Class divisions in education entrench societal segregation

Mark Hunter, Research Associate in Population and Development Studies at the University of Kwazulu-Natal  (UKZN), demonstrated how the mobility of children between city schools counteracts government attempts to address education inequalities and creates a situation in which schools are increasingly divided according to class.

Using the example of Durban, a city still largely segregated along the lines created by Apartheid legislation, Prof Hunter demonstrated how parents from poorer areas are trying to send their children to schools in wealthier parts of the city. Those from Umlazi, he showed, largely wish to send their children to school in The Bluff, while children from The Bluff are sent to schools in the Berea.

This mobility is driven by families who are wealthy enough to afford higher school fees, but cannot afford to move suburbs. According to Prof Hunter, the assumption that children will be educated in their own communities is no longer accurate.

One of the primary reasons for children being sent to schools in the formerly white suburbs is the importance attached to being educated in English. The understanding is that speaking English with a particular, middle-class accent will allow children to access more job opportunities after matriculation. He said, there is a clear societal distinction between those who speak English and those who do not.

Prof Hunter argued that conceptions of prestige attached to the former model-C schools are also a factor in children being educated outside of their communities. “Getting into schools affects social relations quite dramatically,” he said.

He further said that attending a rural school or school on the periphery of the city can have the effect of marginalising a child in an education system where schools are continued sites of racial privilege and prejudice. 

Prof Hunter said that this mobility between city schools is counteracting government attempts to address inequalities in the education system as children take their fees with them. “The designation of schools as no-fee might have lightened the burden on guardians, but has had limited success in reducing education inequalities,” he said.

According to Prof Hunter, the right to the city is combined with the right to education and continued inequalities in schooling are a reflection of continued segregation in broader South African society. “A less divided city and a less divided education system are two sides of the same coin,” he said.

Ms Nomalanga Mkhize, the discussant for the Lineages of Freedom series, highlighted the importance of research such as Hunter’s in providing context for those attempting to address education problems in South Africa.

She stressed that class divisions in education entrench class divisions in society and said that education in the black areas has become almost entirely devalued as those with some money attempt to “buy in” to formerly white, semi-private schools.

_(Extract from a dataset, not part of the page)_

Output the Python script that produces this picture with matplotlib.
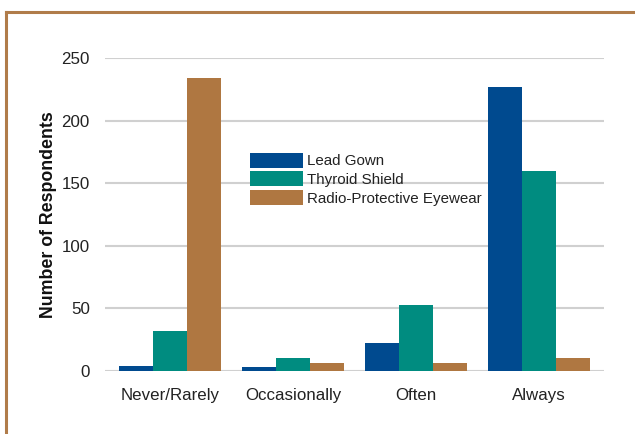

She also reiterated that education is no longer community-based. “Amongst the broad mass of South Africans, education has become a private issue,” she said.

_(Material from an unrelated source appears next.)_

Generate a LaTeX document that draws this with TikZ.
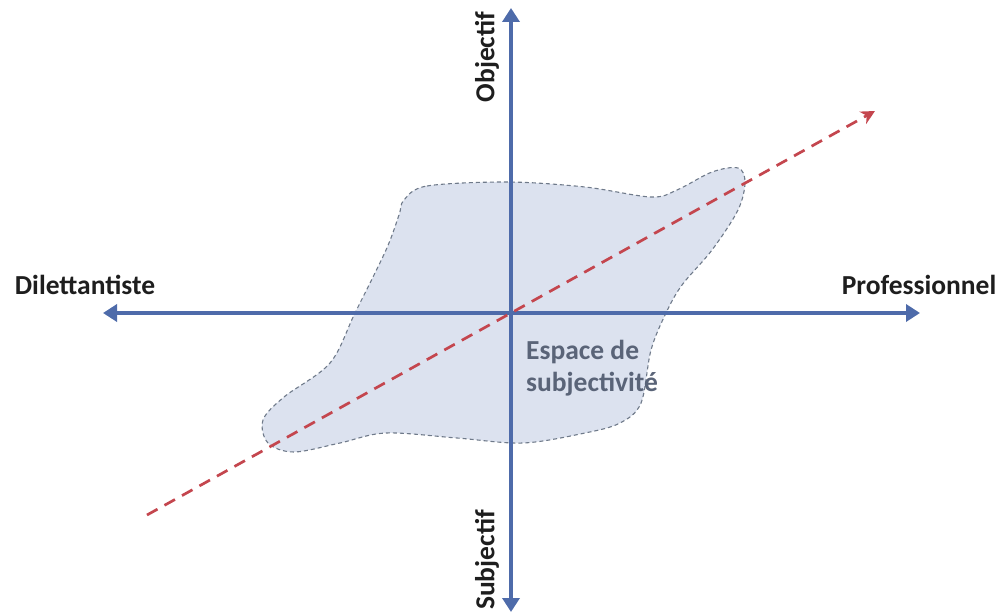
\documentclass[tikz,border=0pt]{standalone}
\usepackage{fontspec}
\setmainfont{Carlito}
\usetikzlibrary{arrows.meta}
\definecolor{axisblue}{HTML}{4E6BAA}
\definecolor{blobfill}{HTML}{DCE2EF}
\definecolor{blobline}{HTML}{6F7A8A}
\definecolor{reddash}{HTML}{C4464E}
\definecolor{labeltext}{HTML}{1E1E1E}
\definecolor{spacetext}{HTML}{5A6478}
\tikzset{
  axisline/.style={draw=axisblue, line width=3.8pt, -{Triangle[width=17pt,length=14pt]}},
  trendline/.style={draw=reddash, line width=2.7pt, dash pattern=on 12pt off 8pt, -{Stealth[width=14pt,length=14pt]}},
  blobshape/.style={fill=blobfill, draw=blobline, line width=1.1pt, dash pattern=on 4pt off 3pt},
  axislabel/.style={font=\bfseries\fontsize{27.5}{30}\selectfont, text=labeltext, inner sep=0pt},
  spacelabel/.style={font=\bfseries\fontsize{27.5}{32}\selectfont, text=spacetext, align=left, inner sep=0pt}
}
\begin{document}
\begin{tikzpicture}[x=1pt,y=-1pt]
\useasboundingbox (0,0) rectangle (1001,615);
% blob
\draw[blobshape] plot[smooth cycle, tension=0.55] coordinates {
 (404,200) (427,186) (508,182) (585,187) (651,197) (677,190) (712,172) (738,168)
 (745,182) (738,210) (712,250) (682,285) (666,313) (651,350) (641,403) (620,423)
 (585,433) (523,443) (457,438) (386,433) (340,443) (294,452) (268,443) (263,420)
 (284,397) (330,363) (355,313) (386,250) (399,215)};
\coordinate (O) at (511,313);
\coordinate (T) at (511,8);
\coordinate (B) at (511,612);
\coordinate (L) at (103,313);
\coordinate (R) at (920,313);
\coordinate (rs) at (147,515);
\coordinate (re) at (875,111);
\draw[axisline] (O) -- (T);
\draw[axisline] (O) -- (B);
\draw[axisline] (O) -- (L);
\draw[axisline] (O) -- (R);
\draw[trendline] (rs) -- (re);
\node[axislabel, rotate=90] (obj) at (487,57) {Objectif};
\node[axislabel, rotate=90] (subj) at (487,560) {Subjectif};
\node[axislabel] (dil) at (85,285) {Dilettantiste};
\node[axislabel] (pro) at (919,285) {Professionnel};
\node[spacelabel, anchor=north west] (esp) at (526,340) {Espace de\\subjectivité};
\end{tikzpicture}
\end{document}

His lecture entitled “Circuits of schooling and the production of space: the family, education and symbolic struggles after apartheid” which formed part of the “Lineages of Freedom” critical conversations series, hosted by the Rhodes University Faculty of Humanities in conjunction with the South African Humanities Deans’ Association (SAHUDA).

The series aimed to unpack multiple histories of liberation and repression in order to critically reflect on both the past and present.